From: Ashar Malik (asharjm_at_gmail.com)
Date: Wed May 24 2017 - 20:49:05 CDT

Hi Pratik,

Please use the NAMD list for Simulation related questions.

Secondly, I don't think pockets inside the protein are filled by the
solvation process. Solvation is usually around the protein only and not
inside, unless the pockets are big enough. The methods of solvation that I
am aware of puts the protein in a water box and deletes overlapping atoms
which are within a distance cutoff from protein atoms. Of this was used
then depending on how big the pockets are and how big was your cutoff and
how you chose to solvate will determine if the space inside (assuming it's
big enough ) will get filled.
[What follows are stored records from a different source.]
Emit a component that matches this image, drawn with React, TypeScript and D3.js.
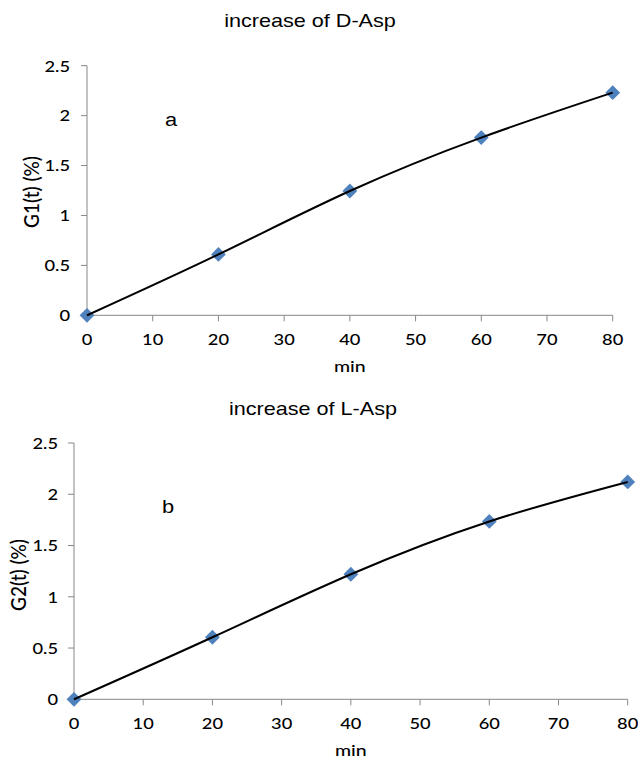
import React from "react";
import * as d3 from "d3";

const timeMin = [0, 20, 40, 60, 80];
const dAspIncrease = [0, 0.61, 1.245, 1.78, 2.23];
const lAspIncrease = [0, 0.605, 1.22, 1.735, 2.12];
const xTicks = [0, 10, 20, 30, 40, 50, 60, 70, 80];
const yTicks = [0, 0.5, 1, 1.5, 2, 2.5];
const titles = ["increase of D-Asp", "increase of L-Asp"];
const letters = ["a", "b"];
const yLabels = ["G1(t) (%)", "G2(t) (%)"];
const xLabel = "min";

const SX = 1.22;
const AXIS = "#878787";
const BLUE = "#4F81BD";
const TICK_FONT = "Lato, 'Open Sans', sans-serif";
const TITLE_FONT = "'Liberation Sans', Arial, sans-serif";

type Layout = {
  left: number; right: number; top: number; bottom: number;
  titleX: number; titleY: number;
  letterX: number; letterY: number;
  yLabelX: number; yLabelY: number;
  xLabelY: number; xTickY: number; yTickRight: number;
};

function SText({ x, y, size, font, anchor = "middle", rotate = 0, sx = SX, weight = 400, children }: any) {
  return (
    <g transform={`translate(${x},${y}) scale(${sx},1) rotate(${rotate})`}>
      <text
        x={0}
        y={0}
        fontSize={size}
        fontFamily={font}
        fontWeight={weight}
        textAnchor={anchor}
        dominantBaseline="central"
        fill="#000"
      >
        {children}
      </text>
    </g>
  );
}

function Panel({ values, idx, L }: { values: number[]; idx: number; L: Layout }) {
  const x = d3.scaleLinear().domain([0, 80]).range([L.left, L.right]);
  const y = d3.scaleLinear().domain([0, 2.5]).range([L.bottom, L.top]);
  const pts = timeMin.map((t, i) => [t, values[i]] as [number, number]);
  const line = d3
    .line<[number, number]>()
    .x((d) => x(d[0]))
    .y((d) => y(d[1]))
    .curve(d3.curveNatural);
  const diamond = d3.symbol().type(d3.symbolSquare).size(110)();
  return (
    <g>
      <SText x={L.titleX} y={L.titleY} size={18} font={TITLE_FONT} sx={1.2}>
        {titles[idx]}
      </SText>
      <line x1={L.left} x2={L.left} y1={y(2.5)} y2={y(0)} stroke={AXIS} strokeWidth={1} />
      {yTicks.map((t) => (
        <g key={"y" + t}>
          <line x1={L.left - 6} x2={L.left} y1={y(t)} y2={y(t)} stroke={AXIS} />
          <SText x={L.yTickRight} y={y(t)} size={15} font={TICK_FONT} anchor="end" weight={500}>
            {String(t)}
          </SText>
        </g>
      ))}
      <line x1={x(0)} x2={x(80)} y1={y(0)} y2={y(0)} stroke={AXIS} strokeWidth={1} />
      {xTicks.map((t) => (
        <g key={"x" + t}>
          <line x1={x(t)} x2={x(t)} y1={y(0)} y2={y(0) + 6} stroke={AXIS} />
          <SText x={x(t)} y={L.xTickY} size={15} font={TICK_FONT} weight={500}>
            {String(t)}
          </SText>
        </g>
      ))}
      <SText x={(L.left + L.right) / 2} y={L.xLabelY} size={16} font={TICK_FONT} weight={500}>
        {xLabel}
      </SText>
      <SText x={L.yLabelX} y={L.yLabelY} size={19} font={TICK_FONT} rotate={-90} sx={1.1} weight={500}>
        {yLabels[idx]}
      </SText>
      <SText x={L.letterX} y={L.letterY} size={19} font={TITLE_FONT} sx={1.15}>
        {letters[idx]}
      </SText>
      {pts.map((p, i) => (
        <path
          key={"m" + i}
          d={diamond as string}
          transform={`translate(${x(p[0])},${y(p[1])}) rotate(45)`}
          fill={BLUE}
        />
      ))}
      <path d={line(pts) as string} fill="none" stroke="#000" strokeWidth={2} />
    </g>
  );
}

const layoutTop: Layout = {
  left: 87, right: 612.7, top: 65.7, bottom: 315.3,
  titleX: 310, titleY: 20.5,
  letterX: 171, letterY: 119,
  yLabelX: 31, yLabelY: 192,
  xLabelY: 366, xTickY: 339, yTickRight: 70,
};
const layoutBottom: Layout = {
  left: 74, right: 627.7, top: 443, bottom: 699.3,
  titleX: 313, titleY: 409,
  letterX: 168, letterY: 506,
  yLabelX: 18, yLabelY: 575,
  xLabelY: 750, xTickY: 723, yTickRight: 58,
};

export default function App() {
  return (
    <svg
      width={638}
      height={760}
      style={{ position: "absolute", left: 0, top: 0, background: "#fff" }}
    >
      <rect width={638} height={760} fill="#fff" />
      <Panel values={dAspIncrease} idx={0} L={layoutTop} />
      <Panel values={lAspIncrease} idx={1} L={layoutBottom} />
    </svg>
  );
}
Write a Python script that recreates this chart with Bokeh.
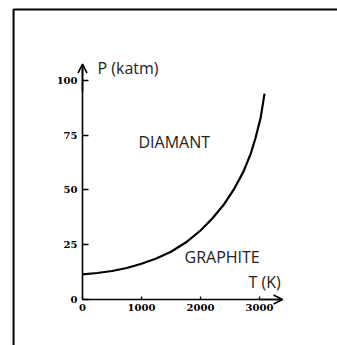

You can check this by checking water
coordinates within minmax of protein.

On May 25, 2017 07:54, "Pratik Narain Srivastava" <pratik.narain_at_gmail.com>
wrote:

I am very new to molecular dynamics. I am trying to simulate a PDB crystal
structure. After running a minimization of 25000 steps, I want to run a
small 100ps equilibration on water only by keeping the protein fixed. After
about 10000 steps of this run I get "Atoms moving too fast" error. What can
I do for it? Also if I delete the waters already present in the structure,
does the waterbox fills up the created space? Please answer these questions
and please point me to some basic literature on MD simulations.